• COLLECTED DATA:
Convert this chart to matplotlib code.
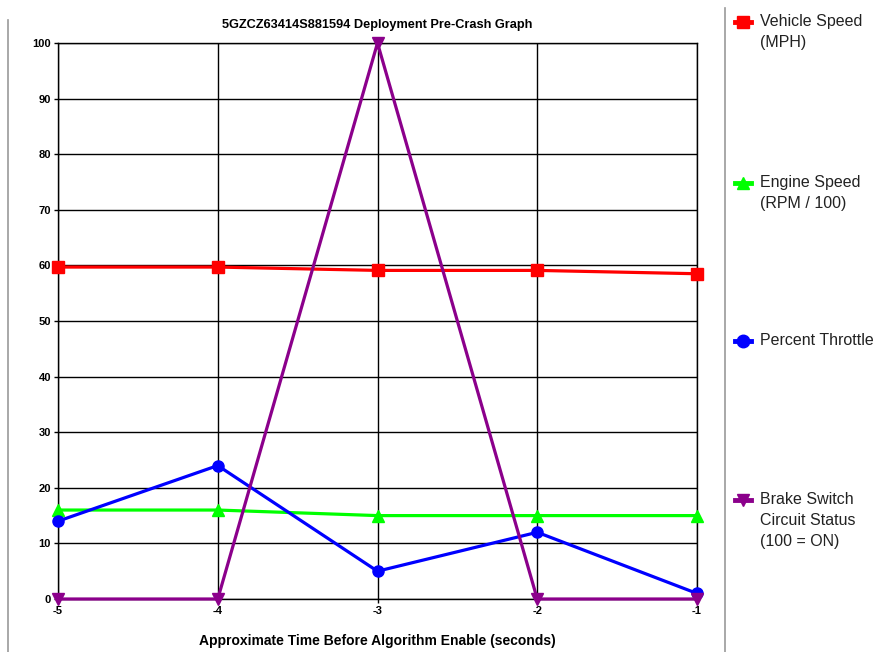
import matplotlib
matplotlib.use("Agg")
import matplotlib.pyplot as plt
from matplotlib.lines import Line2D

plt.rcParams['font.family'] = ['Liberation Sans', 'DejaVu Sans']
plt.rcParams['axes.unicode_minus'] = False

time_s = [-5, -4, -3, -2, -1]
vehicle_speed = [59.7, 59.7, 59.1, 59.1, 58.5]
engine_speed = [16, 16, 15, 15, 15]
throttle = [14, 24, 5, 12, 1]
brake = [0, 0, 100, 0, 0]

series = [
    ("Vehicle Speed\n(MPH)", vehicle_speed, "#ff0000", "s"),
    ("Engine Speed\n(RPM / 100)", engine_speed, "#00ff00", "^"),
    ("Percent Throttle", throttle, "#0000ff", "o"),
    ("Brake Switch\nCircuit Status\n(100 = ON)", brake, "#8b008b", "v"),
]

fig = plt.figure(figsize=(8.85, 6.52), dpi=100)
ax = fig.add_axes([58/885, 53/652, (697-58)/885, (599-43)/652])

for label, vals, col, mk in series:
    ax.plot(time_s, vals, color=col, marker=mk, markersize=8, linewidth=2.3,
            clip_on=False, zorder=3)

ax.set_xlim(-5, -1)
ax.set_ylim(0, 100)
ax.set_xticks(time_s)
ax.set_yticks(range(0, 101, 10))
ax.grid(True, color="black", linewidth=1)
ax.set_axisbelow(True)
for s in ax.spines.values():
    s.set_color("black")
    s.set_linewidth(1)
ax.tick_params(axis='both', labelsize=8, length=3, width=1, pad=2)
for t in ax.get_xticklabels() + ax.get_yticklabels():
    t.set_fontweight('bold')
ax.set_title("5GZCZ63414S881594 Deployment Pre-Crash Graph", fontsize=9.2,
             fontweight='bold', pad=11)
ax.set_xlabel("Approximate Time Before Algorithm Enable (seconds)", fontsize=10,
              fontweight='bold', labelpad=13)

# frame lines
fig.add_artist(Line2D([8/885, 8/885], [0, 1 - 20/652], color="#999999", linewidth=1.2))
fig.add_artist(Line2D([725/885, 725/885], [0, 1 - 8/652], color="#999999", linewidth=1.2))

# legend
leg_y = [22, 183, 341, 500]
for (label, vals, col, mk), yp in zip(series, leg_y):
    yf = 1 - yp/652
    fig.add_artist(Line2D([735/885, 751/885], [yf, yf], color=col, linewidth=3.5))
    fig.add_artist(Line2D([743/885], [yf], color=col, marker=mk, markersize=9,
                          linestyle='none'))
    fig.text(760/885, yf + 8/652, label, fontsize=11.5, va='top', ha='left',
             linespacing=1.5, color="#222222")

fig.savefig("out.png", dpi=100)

• WORK TO DO:
Exclude the pictures. Write out the remaining data exactly.

• RESPONSE:
Convert this chart to matplotlib code.
import matplotlib
matplotlib.use("Agg")
import matplotlib.pyplot as plt
from matplotlib.lines import Line2D

plt.rcParams['font.family'] = ['Liberation Sans', 'DejaVu Sans']
plt.rcParams['axes.unicode_minus'] = False

time_s = [-5, -4, -3, -2, -1]
vehicle_speed = [59.7, 59.7, 59.1, 59.1, 58.5]
engine_speed = [16, 16, 15, 15, 15]
throttle = [14, 24, 5, 12, 1]
brake = [0, 0, 100, 0, 0]

series = [
    ("Vehicle Speed\n(MPH)", vehicle_speed, "#ff0000", "s"),
    ("Engine Speed\n(RPM / 100)", engine_speed, "#00ff00", "^"),
    ("Percent Throttle", throttle, "#0000ff", "o"),
    ("Brake Switch\nCircuit Status\n(100 = ON)", brake, "#8b008b", "v"),
]

fig = plt.figure(figsize=(8.85, 6.52), dpi=100)
ax = fig.add_axes([58/885, 53/652, (697-58)/885, (599-43)/652])

for label, vals, col, mk in series:
    ax.plot(time_s, vals, color=col, marker=mk, markersize=8, linewidth=2.3,
            clip_on=False, zorder=3)

ax.set_xlim(-5, -1)
ax.set_ylim(0, 100)
ax.set_xticks(time_s)
ax.set_yticks(range(0, 101, 10))
ax.grid(True, color="black", linewidth=1)
ax.set_axisbelow(True)
for s in ax.spines.values():
    s.set_color("black")
    s.set_linewidth(1)
ax.tick_params(axis='both', labelsize=8, length=3, width=1, pad=2)
for t in ax.get_xticklabels() + ax.get_yticklabels():
    t.set_fontweight('bold')
ax.set_title("5GZCZ63414S881594 Deployment Pre-Crash Graph", fontsize=9.2,
             fontweight='bold', pad=11)
ax.set_xlabel("Approximate Time Before Algorithm Enable (seconds)", fontsize=10,
              fontweight='bold', labelpad=13)

# frame lines
fig.add_artist(Line2D([8/885, 8/885], [0, 1 - 20/652], color="#999999", linewidth=1.2))
fig.add_artist(Line2D([725/885, 725/885], [0, 1 - 8/652], color="#999999", linewidth=1.2))

# legend
leg_y = [22, 183, 341, 500]
for (label, vals, col, mk), yp in zip(series, leg_y):
    yf = 1 - yp/652
    fig.add_artist(Line2D([735/885, 751/885], [yf, yf], color=col, linewidth=3.5))
    fig.add_artist(Line2D([743/885], [yf], color=col, marker=mk, markersize=9,
                          linestyle='none'))
    fig.text(760/885, yf + 8/652, label, fontsize=11.5, va='top', ha='left',
             linespacing=1.5, color="#222222")

fig.savefig("out.png", dpi=100)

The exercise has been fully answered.